__Given information__
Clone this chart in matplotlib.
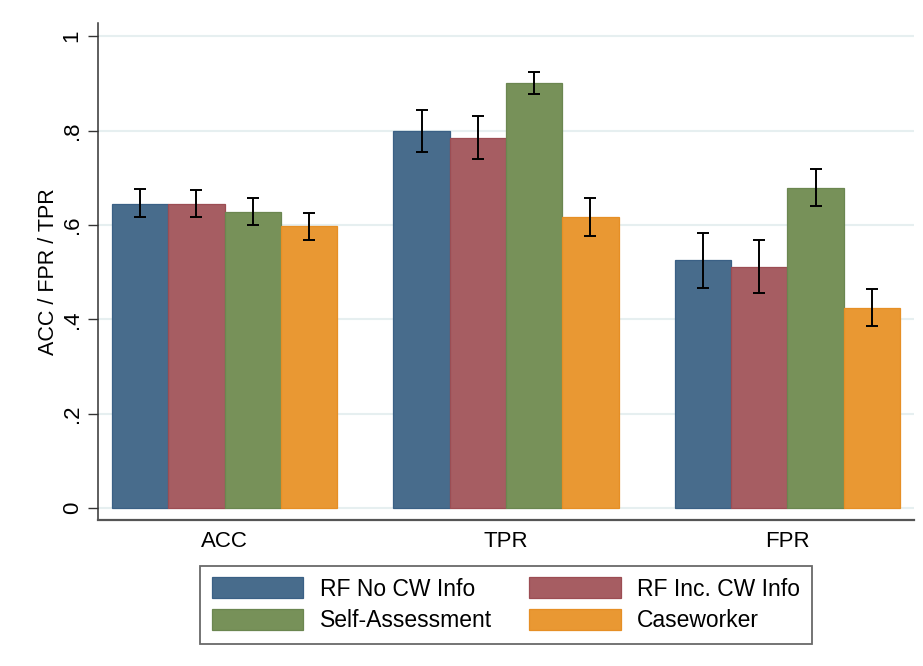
import matplotlib
matplotlib.use("Agg")
import matplotlib.pyplot as plt
import numpy as np

plt.rcParams['font.family'] = ['Liberation Sans', 'DejaVu Sans']

categories = ["ACC", "TPR", "FPR"]
series_names = ["RF No CW Info", "RF Inc. CW Info", "Self-Assessment", "Caseworker"]

rf_no_cw = [0.645, 0.799, 0.525]
rf_no_cw_lo = [0.616, 0.755, 0.467]
rf_no_cw_hi = [0.677, 0.843, 0.583]

rf_inc_cw = [0.645, 0.784, 0.511]
rf_inc_cw_lo = [0.616, 0.740, 0.457]
rf_inc_cw_hi = [0.675, 0.830, 0.568]

self_assess = [0.628, 0.900, 0.679]
self_assess_lo = [0.601, 0.878, 0.640]
self_assess_hi = [0.658, 0.924, 0.718]

caseworker = [0.597, 0.616, 0.425]
caseworker_lo = [0.569, 0.577, 0.386]
caseworker_hi = [0.626, 0.657, 0.465]

yticks = [0, 0.2, 0.4, 0.6, 0.8, 1.0]
ytick_labels = ["0", ".2", ".4", ".6", ".8", "1"]

fills = ["#486C8C", "#A65D62", "#779159", "#E99833"]
edges = ["#3A6085", "#9C4D53", "#6B8650", "#E68F25"]

values = [rf_no_cw, rf_inc_cw, self_assess, caseworker]
lows = [rf_no_cw_lo, rf_inc_cw_lo, self_assess_lo, caseworker_lo]
highs = [rf_no_cw_hi, rf_inc_cw_hi, self_assess_hi, caseworker_hi]

fig = plt.figure(figsize=(9.23, 6.66), dpi=100)
ax = fig.add_axes([98/923, 146/666, 816/923, 497/666])

x = np.arange(len(categories))
w = 0.2
handles = []
for i, (v, lo, hi) in enumerate(zip(values, lows, highs)):
    pos = x + (i - 1.5) * w
    b = ax.bar(pos, v, width=w, color=fills[i], edgecolor=edges[i], linewidth=0.9,
               label=series_names[i], zorder=2)
    handles.append(b)
    v = np.array(v); lo = np.array(lo); hi = np.array(hi)
    ax.errorbar(pos, v, yerr=[v - lo, hi - v], fmt='none', ecolor='black',
                elinewidth=1.4, capsize=4.2, capthick=1.4, zorder=3)

ax.set_xlim(-0.45, 2.45)
ax.set_ylim(-0.025, 1.028)
ax.set_yticks(yticks)
ax.set_yticklabels(ytick_labels, rotation=90, va='center')
ax.set_xticks(x)
ax.set_xticklabels(categories)
ax.tick_params(axis='x', length=0, pad=8, labelsize=16)
ax.tick_params(axis='y', length=7, width=1.0, color='#333333', pad=4, labelsize=16)
ax.set_ylabel("ACC / FPR / TPR", fontsize=15.5, labelpad=2)

ax.yaxis.grid(True, color='#E6EFF0', linewidth=1.5, zorder=0)
ax.set_axisbelow(True)
for s in ['top', 'right']:
    ax.spines[s].set_visible(False)
ax.spines['left'].set_color('#333333')
ax.spines['left'].set_linewidth(1.1)
ax.spines['bottom'].set_color('#555555')
ax.spines['bottom'].set_linewidth(1.6)

order = [0, 2, 1, 3]
leg = ax.legend([handles[k] for k in order], [series_names[k] for k in order],
                loc='upper center', bbox_to_anchor=(506/923, 1 - 566/666),
                bbox_transform=fig.transFigure, ncol=2, fontsize=16.5,
                frameon=True, fancybox=False, edgecolor='#444444',
                handlelength=4.0, handleheight=1.0, handletextpad=0.7,
                columnspacing=1.65, labelspacing=0.38, borderpad=0.5,
                borderaxespad=0)
leg.get_frame().set_linewidth(1.3)

fig.savefig("out.png", dpi=100, facecolor='white')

__Problem details__
Every line from the start of the listing above through the line with "self_assess_hi = [0.658, 0.924, 0.718]" should be repeated exactly; skip the pictures and add nothing else.

__Answer__
Clone this chart in matplotlib.
import matplotlib
matplotlib.use("Agg")
import matplotlib.pyplot as plt
import numpy as np

plt.rcParams['font.family'] = ['Liberation Sans', 'DejaVu Sans']

categories = ["ACC", "TPR", "FPR"]
series_names = ["RF No CW Info", "RF Inc. CW Info", "Self-Assessment", "Caseworker"]

rf_no_cw = [0.645, 0.799, 0.525]
rf_no_cw_lo = [0.616, 0.755, 0.467]
rf_no_cw_hi = [0.677, 0.843, 0.583]

rf_inc_cw = [0.645, 0.784, 0.511]
rf_inc_cw_lo = [0.616, 0.740, 0.457]
rf_inc_cw_hi = [0.675, 0.830, 0.568]

self_assess = [0.628, 0.900, 0.679]
self_assess_lo = [0.601, 0.878, 0.640]
self_assess_hi = [0.658, 0.924, 0.718]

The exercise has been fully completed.